I cannot be the judge of you.
But I can be this of me -
my values, my words, made whole."

If a man or woman is asking for your agreement to something - whether by consenting silence or word, and it is something you do not recognize to hold truth with - you can firstly remind yourself mentally that their truth is not your truth. What this does also, is repel by your will within the thought, their thoughts directed at you. You can always repel an untruth with a truth. Truths are supremely powerful because they have life to them which comes from many sources. Untruths are merely powered by the momentary voracity of the person putting them out there.

And so, in a fair and balanced and very 'true' way - when you say: "Your truth is not my truth", it acknowledges the boundaries you put there around yourself to be contained from that which you do not choose to receive. And of course, they may be right... or they may be untrue... yet if you do not know it for yourself to be true, it can even be damaging to take to yourself a truth before you are ready to understand and know if for yourself.

Too easily a truth can become contaminated with a false comprehension and become an untruth because it is mixed and mingled with poor thinking etc. And so you see this process is deeply personal also and very relative to where you stand at any given moment. It is unoffensive to simply say (inwardly) "your truth is not my truth".

Secondly: "I cannot be the judge of you". This is essential to come to terms with, even though our own personal discernment for our own truths will beg that we do assume and characterize every one we meet with and see. However in truth, it is not within our power or permission to judge another, and it goes very badly because it will assuredly arrive at a false idea, lacking the full truth, and only cause problems for ourselves.

We can discern for ourselves what appears to us in part, that we do not accept or value. This is well within our means to decide and imperative to our own development and interactions. But what it ultimately acknowledges also is, that I am not my brother's keeper in relation to his faults and flaws - only his needs and humanity am I responsible for. Once we enter into become judge and jailer we become entangled in a karmic contrivance that is best not to enter into. For that reason alone commonsense can steer us away from assuming we are in a position high enough to view all and judge it so.

"But I can be this of me..." - most definitely! This is a call for self appraisal with an honest eye and humble account. Once again kindness is essential to this perspective. Be kind but be fair, is a marvelous adage. This line calls for the right, the cosmic right, to be one's own judge and to get used to this. Do not expect or assume perfection in yourself, because you are either deceiving yourself or trying to deceive others by such hopefulness.

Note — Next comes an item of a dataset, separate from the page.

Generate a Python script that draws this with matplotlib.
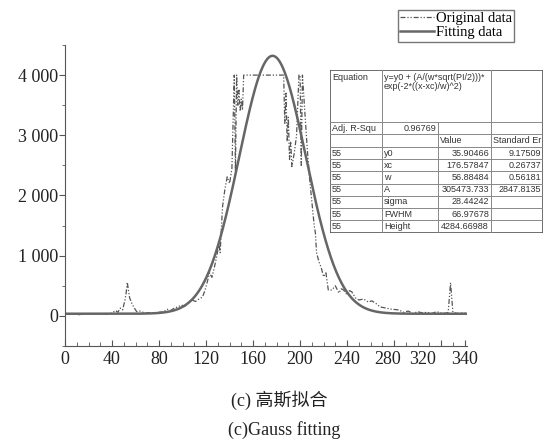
import numpy as np
import matplotlib
matplotlib.use('Agg')
import matplotlib.pyplot as plt
from matplotlib.ticker import MultipleLocator, FuncFormatter
from matplotlib.transforms import ScaledTranslation

plt.rcParams['font.family'] = ['Liberation Serif', 'Noto Sans CJK SC']

x_orig = [0, 4, 8, 12, 16, 20, 24, 28, 32, 36, 40, 43, 45, 47, 49, 51, 52, 53, 54, 55,
          57, 59, 61, 64, 68, 72, 76, 80, 84, 87, 90, 93, 96, 99, 102, 105, 108, 111, 114, 117,
          119, 121, 123, 125, 127, 129, 131, 132, 134, 136, 138, 140, 142, 144, 145, 146, 147, 148, 149, 150,
          151, 152, 156, 160, 165, 170, 175, 180, 184, 186, 187, 188, 189, 190, 191, 192, 193, 195, 197, 199,
          200, 201, 202, 204, 206, 208, 210, 212, 213, 214, 216, 218, 220, 222, 224, 227, 230, 233, 235, 237,
          240, 242, 244, 247, 250, 254, 258, 261, 264, 268, 273, 278, 284, 288, 292, 296, 300, 304, 308, 312,
          316, 320, 324, 326, 327, 328, 329, 330, 334, 338, 341]
y_orig = [30, 25, 40, 20, 35, 30, 40, 25, 35, 30, 45, 90, 60, 130, 100, 260, 380, 560, 420, 300,
          200, 130, 70, 80, 45, 55, 35, 60, 70, 110, 90, 130, 150, 180, 160, 230, 265, 240, 280, 315,
          420, 560, 715, 640, 800, 980, 1200, 1050, 1810, 2100, 2310, 2200, 2450, 4000, 2400, 4000, 3500, 3750, 3400, 3600,
          3420, 4000, 4000, 4000, 4000, 4000, 4000, 4000, 4000, 4000, 3200, 3700, 2900, 3300, 2600, 2900, 2480, 2700, 3000, 4000,
          4000, 2500, 4000, 3400, 2800, 2300, 1900, 1500, 1380, 1050, 900, 800, 650, 715, 430, 430, 500, 380, 450, 430,
          350, 420, 400, 300, 265, 280, 230, 250, 215, 150, 130, 110, 100, 60, 80, 40, 70, 50, 60, 40,
          70, 50, 45, 60, 300, 550, 300, 60, 40, 50, 45]

# fit parameters from the result table
y0, xc, w, A = 35.90466, 176.57847, 56.88484, 305473.733

x_ticks = [0, 40, 80, 120, 160, 200, 240, 280, 320, 340]

table_rows = [
    ['Adj. R-Squ', '0.96769', '', ''],
    ['', '', 'Value', 'Standard Er'],
    ['55', 'y0', '35.90466', '9.17509'],
    ['55', 'xc', '176.57847', '0.26737'],
    ['55', 'w', '56.88484', '0.56181'],
    ['55', 'A', '305473.733', '2847.8135'],
    ['55', 'sigma', '28.44242', ''],
    ['55', 'FWHM', '66.97678', ''],
    ['55', 'Height', '4284.66988', ''],
]
equation = 'y=y0 + (A/(w*sqrt(PI/2)))*\nexp(-2*((x-xc)/w)^2)'

fig = plt.figure(figsize=(5.45, 4.44), dpi=100)
ax = fig.add_axes([65/545, 1-346/444, 402/545, 301/444])

x_fit = np.linspace(0, 342, 600)
y_fit = y0 + A/(w*np.sqrt(np.pi/2))*np.exp(-2*((x_fit-xc)/w)**2)

l1, = ax.plot(x_orig, y_orig, color='#555555', lw=0.9, dashes=(4, 1.5, 1, 1.5, 1, 1.5))
l2, = ax.plot(x_fit, y_fit, color='#666666', lw=1.8)

ax.set_xlim(0, 342)
ax.set_ylim(-500, 4500)
ax.set_xticks(x_ticks)
ax.xaxis.set_minor_locator(MultipleLocator(10))
ax.yaxis.set_major_locator(MultipleLocator(1000))
ax.yaxis.set_minor_locator(MultipleLocator(500))
ax.yaxis.set_major_formatter(FuncFormatter(lambda v, p: f'{int(v):,}'.replace(',', ' ')))
for s in ['top', 'right']:
    ax.spines[s].set_visible(False)
for s in ['left', 'bottom']:
    ax.spines[s].set_color('#555555')
ax.tick_params(axis='x', which='both', direction='in', colors='#555555', labelcolor='#222222', labelsize=13)
ax.tick_params(axis='x', which='major', length=4)
ax.tick_params(axis='x', which='minor', length=3)
ax.tick_params(axis='y', which='both', direction='out', colors='#555555', labelcolor='#222222', labelsize=13, pad=1)
ax.tick_params(axis='y', which='major', length=4)
ax.tick_params(axis='y', which='minor', length=2)

# the crowded labels at the right end sit a little to the left, as in the original
shifts = {280: -6, 320: -19}
for tick, lab in zip(x_ticks, ax.get_xticklabels()):
    if tick in shifts:
        lab.set_transform(lab.get_transform() + ScaledTranslation(shifts[tick]/100, 0, fig.dpi_scale_trans))

fig.legend([l1, l2], ['Original data', 'Fitting data'], loc='upper left',
           bbox_to_anchor=(398/545, 1-10/444), fontsize=10.5, frameon=True, fancybox=False,
           edgecolor='#555555', handlelength=2.3, handletextpad=0.15, borderpad=0.15,
           labelspacing=0.05, borderaxespad=0)

# result table, drawn in pixel units
tax = fig.add_axes([330/545, 1-233/444, 213/545, 163/444])
tax.set_xlim(330, 543)
tax.set_ylim(233, 70)
tax.axis('off')
cols = [330, 382, 438, 491, 543]
rows = [70, 122, 134, 147] + [147 + 12.2*i for i in range(1, 8)]
lc = '#888888'
tfont = dict(family='Liberation Sans', fontsize=6.5, color='#333333')
tax.plot([330, 543, 543, 330, 330], [70, 70, 233, 233, 70], color='#555555', lw=1.2)
for r in rows[1:-1]:
    tax.plot([330, 543], [r, r], color=lc, lw=0.7)
for c in cols[1:-1]:
    y_top = 70 if c != 438 else 122
    tax.plot([c, c], [y_top, 233], color=lc, lw=0.7)
tax.text(332, 73, 'Equation', va='top', ha='left', **tfont)
tax.text(384, 73, equation, va='top', ha='left', linespacing=0.95, **tfont)
for i, row in enumerate(table_rows):
    yc = (rows[i+1] + rows[i+2]) / 2
    for j, cell in enumerate(row):
        if not cell:
            continue
        numeric = cell[0].isdigit() and j > 0
        if numeric:
            tax.text(cols[j+1]-2, yc, cell, va='center', ha='right', **tfont)
        else:
            tax.text(cols[j]+2, yc, cell, va='center', ha='left', **tfont)

fig.text(279/545, 1-400/444, '(c) 高斯拟合', ha='center', va='center', fontsize=13, color='#222222')
fig.text(284/545, 1-430/444, '(c)Gauss fitting', ha='center', va='center', fontsize=13, color='#222222')

fig.savefig('out.png', dpi=100)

Being true to oneself first and foremostly, means that with a kind spirit you can accept that works that are worthwhile take much time and striving. Merit is won through striving; and whilst in truth we can all feel quite perfect in any given moment (and this be true also), we all have imperfections to work upon and weaknesses that require strength-building. If you cannot admit to failings you have nowheres to go.

Nobody else can tell you the truths you know yourself. If you refuse to acknowledge them, the loneliness you feel will come from the separation of your own self from self; and then with the curse of such deception come the 'peripheral' relationships you have as a result of this.

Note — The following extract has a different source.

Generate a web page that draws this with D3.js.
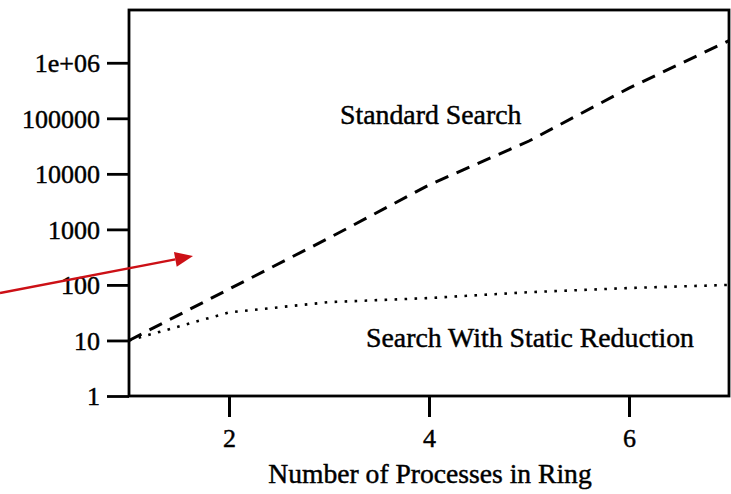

"My values, my words, made whole." When we personally measure reality by our own truthfulness to self and to the world, we can go on to share in moments that are blissfully truthful and bare and real, with others who are doing the same. These moments build a life and a world that encases a spiritual future.

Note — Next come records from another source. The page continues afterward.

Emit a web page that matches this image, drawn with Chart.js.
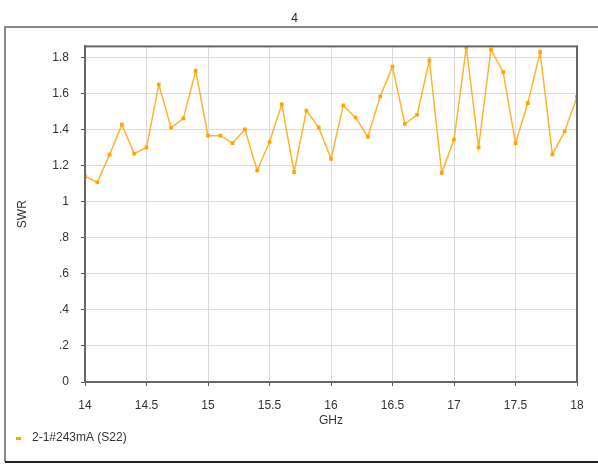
<!DOCTYPE html>
<html>
<head>
<meta charset="utf-8">
<script src="https://cdn.jsdelivr.net/npm/chart.js@4/dist/chart.umd.min.js"></script>
<style>
  html, body { margin: 0; padding: 0; background: #fff; }
  #wrap { width: 598px; height: 464px; }
</style>
</head>
<body>
<div id="wrap"><canvas id="myChart" width="598" height="464"></canvas></div>
<script>
// data
const chartTitle = '4';
const seriesName = '2-1#243mA (S22)';
const freqs = [14.0, 14.1, 14.2, 14.3, 14.4, 14.5, 14.6, 14.7, 14.8, 14.9,
               15.0, 15.1, 15.2, 15.3, 15.4, 15.5, 15.6, 15.7, 15.8, 15.9,
               16.0, 16.1, 16.2, 16.3, 16.4, 16.5, 16.6, 16.7, 16.8, 16.9,
               17.0, 17.1, 17.2, 17.3, 17.4, 17.5, 17.6, 17.7, 17.8, 17.9, 18.0];
const swr = [1.14, 1.107, 1.26, 1.426, 1.265, 1.30, 1.648, 1.409, 1.461, 1.724,
             1.365, 1.365, 1.324, 1.40, 1.172, 1.33, 1.539, 1.163, 1.504, 1.411,
             1.237, 1.533, 1.465, 1.359, 1.583, 1.748, 1.43, 1.481, 1.783, 1.159,
             1.344, 1.854, 1.30, 1.843, 1.717, 1.324, 1.546, 1.828, 1.261, 1.389, 1.58];
const xTicks = [14, 14.5, 15, 15.5, 16, 16.5, 17, 17.5, 18];
const yTicks = [0, 0.2, 0.4, 0.6, 0.8, 1, 1.2, 1.4, 1.6, 1.8];

const font = { family: 'Liberation Sans, Arial, sans-serif', size: 12, weight: 'normal' };

// small orange dash for the legend, with blank room after it
const legendMark = document.createElement('canvas');
legendMark.width = 10;
legendMark.height = 3;
legendMark.getContext('2d').fillStyle = '#ffa500';
legendMark.getContext('2d').fillRect(0, 0, 5, 3);

// outer frame and plot border
const framePlugin = {
  id: 'frame',
  beforeDraw (chart) {
    const c = chart.ctx;
    c.save();
    c.fillStyle = '#fff';
    c.fillRect(0, 0, chart.width, chart.height);
    c.strokeStyle = '#8a8a8a';
    c.lineWidth = 2;
    c.beginPath();
    c.moveTo(chart.width + 5, 27);
    c.lineTo(5, 27);
    c.lineTo(5, 462);
    c.stroke();
    c.strokeStyle = '#222';
    c.beginPath();
    c.moveTo(5, 462);
    c.lineTo(chart.width + 5, 462);
    c.stroke();
    c.restore();
  },
  afterDatasetsDraw (chart) {
    const a = chart.chartArea;
    const c = chart.ctx;
    c.save();
    c.strokeStyle = '#666';
    c.lineWidth = 2;
    c.strokeRect(a.left, a.top, a.right - a.left, a.bottom - a.top);
    c.restore();
  }
};

const ctx = document.getElementById('myChart');

const myChart = new Chart(ctx, {
  type: 'line',
  data: {
    datasets: [{
      label: seriesName,
      data: freqs.map((f, i) => ({ x: f, y: swr[i] })),
      borderColor: '#ffb32e',
      backgroundColor: '#ffa500',
      borderWidth: 1.5,
      pointStyle: 'rect',
      pointRadius: 2.6,
      pointBackgroundColor: '#ffa500',
      pointBorderColor: '#ffa500',
      pointBorderWidth: 0,
      tension: 0
    }]
  },
  options: {
    responsive: false,
    animation: false,
    layout: { padding: { left: 12, right: 21, top: 0, bottom: 10 } },
    plugins: {
      title: {
        display: true,
        text: chartTitle,
        color: '#222',
        font: font,
        padding: { top: 11, bottom: 21 }
      },
      legend: {
        position: 'bottom',
        align: 'start',
        labels: {
          usePointStyle: true,
          pointStyle: legendMark,
          pointStyleWidth: 10,
          boxHeight: 3,
          color: '#333',
          font: font,
          padding: 4
        }
      },
      tooltip: { enabled: false }
    },
    scales: {
      x: {
        type: 'linear',
        min: 14,
        max: 18,
        afterBuildTicks: s => { s.ticks = xTicks.map(v => ({ value: v })); },
        afterFit: s => { s.height = 46; },
        ticks: {
          color: '#333',
          font: font,
          padding: 12,
          maxRotation: 0,
          callback: v => String(v)
        },
        grid: { color: '#dadada', lineWidth: 1, tickColor: '#555', tickLength: 4 },
        border: { display: true, color: '#666', width: 2 },
        title: { display: true, text: 'GHz', color: '#333', font: font, padding: { top: 0, bottom: 0 } }
      },
      y: {
        min: 0,
        max: 1.86,
        afterBuildTicks: s => { s.ticks = yTicks.map(v => ({ value: v })); },
        afterFit: s => { s.width = 73; },
        ticks: {
          color: '#333',
          font: font,
          padding: 12,
          callback: v => v === 0 ? '0' : String(Number(v.toFixed(1))).replace(/^0\./, '.')
        },
        grid: { color: '#dadada', lineWidth: 1, tickColor: '#555', tickLength: 4 },
        border: { display: true, color: '#666', width: 2 },
        title: { display: true, text: 'SWR', color: '#333', font: font, padding: { top: 3 } }
      }
    }
  },
  plugins: [framePlugin]
});
</script>
</body>
</html>
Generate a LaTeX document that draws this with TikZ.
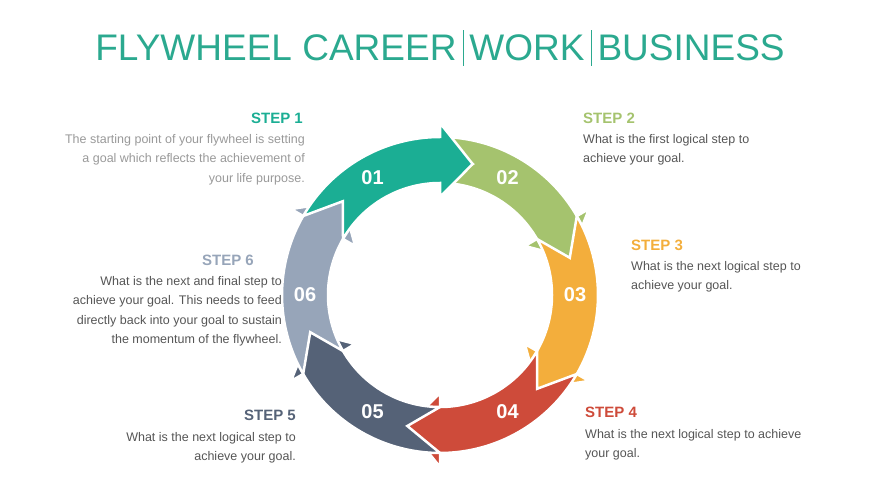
\documentclass[tikz,border=0pt]{standalone}
\usepackage{fontspec}
\setmainfont{Liberation Sans}
\usetikzlibrary{positioning}
\definecolor{cone}{HTML}{1BAE94}
\definecolor{ctwo}{HTML}{A5C36E}
\definecolor{cthree}{HTML}{F3AE3C}
\definecolor{cfour}{HTML}{CE4B3A}
\definecolor{cfive}{HTML}{556277}
\definecolor{csix}{HTML}{97A5B9}
\definecolor{titlecol}{HTML}{2BA98F}
\definecolor{bodycol}{HTML}{555555}
\definecolor{paleb}{HTML}{999999}
\newcommand{\segment}[3]{% center angle, colour, label
  \pgfmathsetmacro{\sa}{#1+30}\pgfmathsetmacro{\ea}{#1-30}
  \pgfmathsetmacro{\ta}{#1-44}\pgfmathsetmacro{\na}{#1+16}
  \fill[#2, draw=white, line width=2.5pt, line join=miter]
    (\sa:158) arc[start angle=\sa, end angle=\ea, radius=158]
    -- (\ea:172) -- (\ta:135) -- (\ea:98) -- (\ea:112)
    arc[start angle=\ea, end angle=\sa, radius=112]
    -- (\na:135) -- cycle;
  \node[labeltext] at (#1:135) {#3};
}
\begin{document}
\begin{tikzpicture}[x=1pt,y=1pt,
  labeltext/.style={text=white, font=\fontsize{20}{20}\selectfont\bfseries},
  stephead/.style={font=\fontsize{15}{15}\selectfont\bfseries, inner sep=0pt},
  stepbody/.style={font=\fontsize{12.5}{19.5}\selectfont, text=bodycol, inner sep=0pt}]
\useasboundingbox (0,0) rectangle (881,496);
% title
\node[text=titlecol, font=\fontsize{37}{37}\selectfont] (title) at (440,448)
  {FLYWHEEL CAREER\,\rule[-5pt]{0.6pt}{36pt}\,WORK\,\rule[-5pt]{0.6pt}{36pt}\,BUSINESS};
% ring
\begin{scope}[shift={(440,201)}]
  \segment{120}{cone}{01}
  \segment{60}{ctwo}{02}
  \segment{0}{cthree}{03}
  \segment{-60}{cfour}{04}
  \segment{-120}{cfive}{05}
  \segment{180}{csix}{06}
  \segment{120}{cone}{01}
\end{scope}
% texts
\node[stephead, text=cone, anchor=north east] (h1) at (303,383) {STEP 1};
\node[stepbody, text=paleb, align=right, anchor=north east] (b1) at (305,362)
  {The starting point of your flywheel is setting\\a goal which reflects the achievement of\\your life purpose.};
\node[stephead, text=ctwo, anchor=north west] (h2) at (583,383) {STEP 2};
\node[stepbody, align=left, anchor=north west] (b2) at (583,362)
  {What is the first logical step to\\achieve your goal.};
\node[stephead, text=cthree, anchor=north west] (h3) at (631,256) {STEP 3};
\node[stepbody, align=left, anchor=north west] (b3) at (631,235)
  {What is the next logical step to\\achieve your goal.};
\node[stephead, text=cfour, anchor=north west] (h4) at (585,89) {STEP 4};
\node[stepbody, align=left, anchor=north west] (b4) at (585,67)
  {What is the next logical step to achieve\\your goal.};
\node[stephead, text=cfive, anchor=north east] (h5) at (296,86) {STEP 5};
\node[stepbody, align=right, anchor=north east] (b5) at (296,64)
  {What is the next logical step to\\achieve your goal.};
\node[stephead, text=csix, anchor=north east] (h6) at (254,241) {STEP 6};
\node[stepbody, align=right, anchor=north east] (b6) at (282,220)
  {What is the next and final step to\\achieve your goal. This needs to feed\\directly back into your goal to sustain\\the momentum of the flywheel.};
\end{tikzpicture}
\end{document}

Reality has a heart. So often the word 'reality' is derided and put into doubt by those who do not accept the goodness inherent in real truth and real life. 


Yet do not be disheartened, because every individual can find their way back to what is real and whole through exercising their values with a sense of correctness - beginning with just that which they themselves know to be real. Everyone can do this. The whole truth and nothing but the truth, will bring one into the blessed state of communion that is Life itself.